Deep Dive into NeRF (Neural Radiance Fields)

I have to confess: recently I did not get to do a lot of horsing around with new, hot neural network architectures. I do not have as much time to fully reimplement papers as I used to as a university student. But luckily, I found out that if one has access to very good code, one can gain deep knowledge of an algorithm solely by running the code through my debugger, analyzing what is going on step-by-step, and cross-referencing ones understanding with the original paper. And plotting - a lot of plotting to visualize concepts; we humans are very visual beasts after all. So I set out to finally understand how this cool invention called NeRF (Neural Radiance Fields) works.

I was supposed to spend a rainy evening just clicking through the breakpoints in my debugger but ended up writing a pretty in-depth blog post. Oh well…

The code that I analyzed was the one by Krishna Murthy. I highly recommend his tinynerf implementation. Very well-written, clean, and thoroughly documented code.

Introduction

NeRF in practice. The user changes the camera pose, and NerF returns the corresponding image.

The goal of NERF is to render high-quality images conditioned on the pose of the observer (the camera). NeRF is an example of a neural rendering technique- we explicitly control one of the properties of the scene - the pose of the observer - to obtain rendered images corresponding to that pose. The model learns a continuous volumetric scene function, that can assign a color and volume density to any voxel in the space. The network’s weights are optimized to encode the representation of the scene so that the model can easily render novel views seen from any point in space.

Think about it as “distilling” or “compressing” the information about some 3D space, like your apartment for instance, into a very tiny set of parameters (the parameters of NeRF).

Below, I will explain step-by-step how that is being done.

Step 1: Marching the Camera Rays Through the Scene

Input: A set of camera poses \(\{x_c, y_c, z_c, \gamma_c, \theta_c\}_n\)

Output: A bundle of rays for every pose \(\{\mathbf{v_o}, \mathbf{v_d}\}_{H\times W\times n}\)

Let’s look at the problem setup. The object that we want to render is located in the point \((0,0,0)\) (world coordinates). The object is placed in a 3D scene, which we will call the object space. A camera is fixed in the space at the position \((x_c, y_c, z_c)\). Since the camera is always “aimed” at the object, we only need two more rotation parameters to fully describe the pose: the inclination and azimuth angles \((\gamma_c, \theta_c)\).

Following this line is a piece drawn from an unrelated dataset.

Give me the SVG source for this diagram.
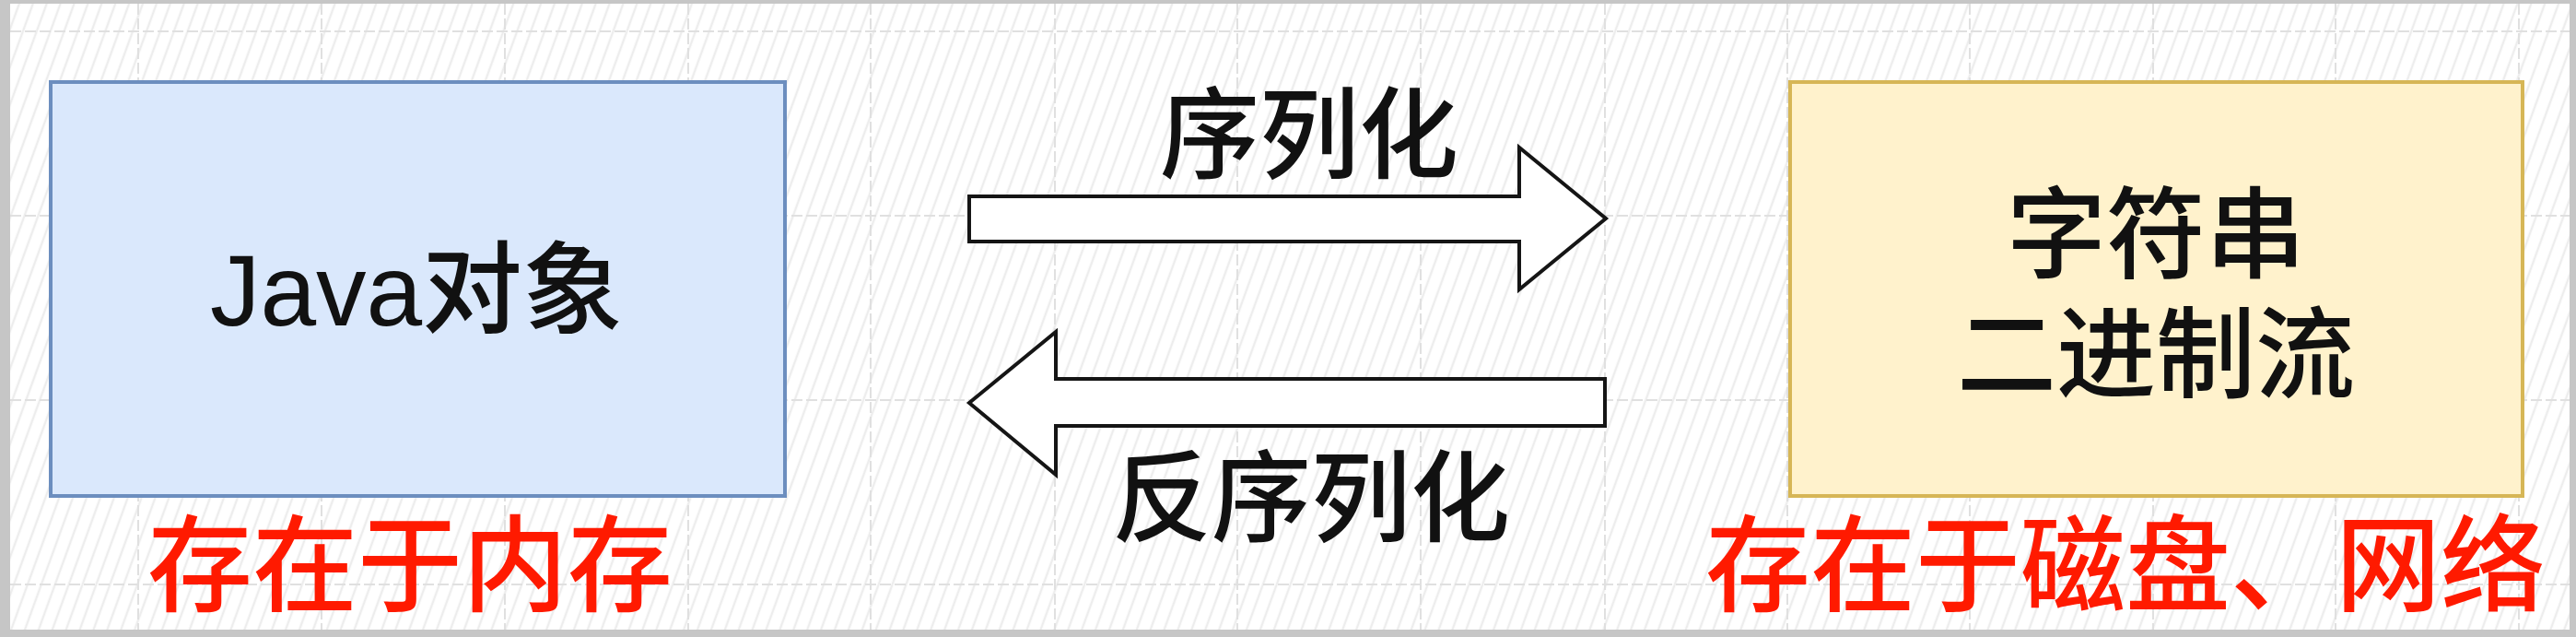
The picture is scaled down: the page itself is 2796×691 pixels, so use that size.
<svg xmlns="http://www.w3.org/2000/svg" width="2796" height="691" viewBox="0 0 2796 691">
  <style>
    .txt { font-family: "Liberation Sans", "Noto Sans CJK SC", sans-serif; fill: #111111; text-anchor: middle; font-weight: 500; }
    .red { font-family: "Liberation Sans", "Noto Sans CJK SC", sans-serif; fill: #ff1a00; text-anchor: middle; font-size: 114px; font-weight: 500; }
    .grid { stroke: #e0e0e0; stroke-width: 2; stroke-dasharray: 12 4; fill: none; }
    .arrow { fill: #ffffff; stroke: #151515; stroke-width: 4; stroke-linejoin: miter; }
  </style>
  <defs>
    <pattern id="hatch" patternUnits="userSpaceOnUse" width="14" height="14" patternTransform="rotate(20)">
      <line x1="7" y1="0" x2="7" y2="14" stroke="#ededed" stroke-width="2.5"/>
    </pattern>
  </defs>

  <g id="background">
    <rect x="0" y="0" width="2796" height="691" fill="#c6c6c6"/>
    <rect x="11" y="4" width="2778" height="679" fill="#ffffff"/>
    <rect x="11" y="4" width="2778" height="679" fill="url(#hatch)"/>
    <g class="grid">
      <line x1="150" y1="4" x2="150" y2="683"/>
      <line x1="349" y1="4" x2="349" y2="683"/>
      <line x1="548" y1="4" x2="548" y2="683"/>
      <line x1="747" y1="4" x2="747" y2="683"/>
      <line x1="945" y1="4" x2="945" y2="683"/>
      <line x1="1145" y1="4" x2="1145" y2="683"/>
      <line x1="1343" y1="4" x2="1343" y2="683"/>
      <line x1="1542" y1="4" x2="1542" y2="683"/>
      <line x1="1742" y1="4" x2="1742" y2="683"/>
      <line x1="1940" y1="4" x2="1940" y2="683"/>
      <line x1="2138" y1="4" x2="2138" y2="683"/>
      <line x1="2337" y1="4" x2="2337" y2="683"/>
      <line x1="2535" y1="4" x2="2535" y2="683"/>
      <line x1="2734" y1="4" x2="2734" y2="683"/>
      <line x1="11" y1="34" x2="2789" y2="34"/>
      <line x1="11" y1="234" x2="2789" y2="234"/>
      <line x1="11" y1="434" x2="2789" y2="434"/>
      <line x1="11" y1="634" x2="2789" y2="634"/>
    </g>
  </g>

  <g id="node-java">
    <rect x="55" y="89" width="797" height="449" fill="#dae8fc" stroke="#6c8ebf" stroke-width="4"/>
    <text class="txt" x="452" y="353" font-size="109">Java对象</text>
  </g>

  <g id="node-string">
    <rect x="1943" y="89" width="795" height="449" fill="#fff2cc" stroke="#d6b656" stroke-width="4"/>
    <text class="txt" x="2340" y="293" font-size="108">字符串</text>
    <text class="txt" x="2340" y="423" font-size="108">二进制流</text>
  </g>

  <g id="connectors">
    <polygon class="arrow" points="1052,213 1649,213 1649,160 1743,237 1649,314 1649,262 1052,262"/>
    <text class="txt" x="1421" y="185" font-size="108">序列化</text>
    <polygon class="arrow" points="1742,411 1146,411 1146,360 1052,437 1146,515 1146,462 1742,462"/>
    <text class="txt" x="1423" y="579" font-size="108">反序列化</text>
  </g>

  <g id="label-memory">
    <text class="red" x="445" y="654">存在于内存</text>
  </g>

  <g id="label-disk">
    <text class="red" x="2307" y="654">存在于磁盘、网络</text>
  </g>
</svg>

In the dataset, we have \(n\) pairs of poses, together with the corresponding ground truth images.

In front of the camera, we place the image plane. Intuitively, the image plane is our “canvas”, this is where all the 3D information from the rays will be aggregated to render a 2D image (3D to 2D projection). The size of the image plane is \(H\times W\).

Displaying first five camera poses along with their respective image planes. All the cameras are "aimed at" the object space.

Now, we “shoot” a bundle of rays from the camera, through every pixel of the image plane, resulting in \(H \times W\) rays per pose.

Every ray is described by two vectors:

\(\mathbf{v_o}\), a vector that specifies the origin of the ray. Note that \(\mathbf{v_o} = (x_o, y_o, z_o) = (x_c, y_c, z_c)\)
\(\mathbf{v_d}\), a normalized vector that specifies the direction of the ray.

Parametric equation \(P = \mathbf{v_o} + t * \mathbf{v_d}\) defines any point on the ray. So to do the “ray marching”, we make the \(t\) parameter larger (thus extending our rays) until a ray reaches some interesting location in the object space.

Same image as above, but now we are casting rays from every camera (observer).

This type of ray-tracing process described above is called backward tracing. This is because we follow the path of light rays from the camera to the object, rather than from the light source to the object.

If you’d like to learn more about ray tracing in general, I highly recommend one of the courses from the great Scratchapixel website: Rendering an Image of a 3D Scene: an Overview.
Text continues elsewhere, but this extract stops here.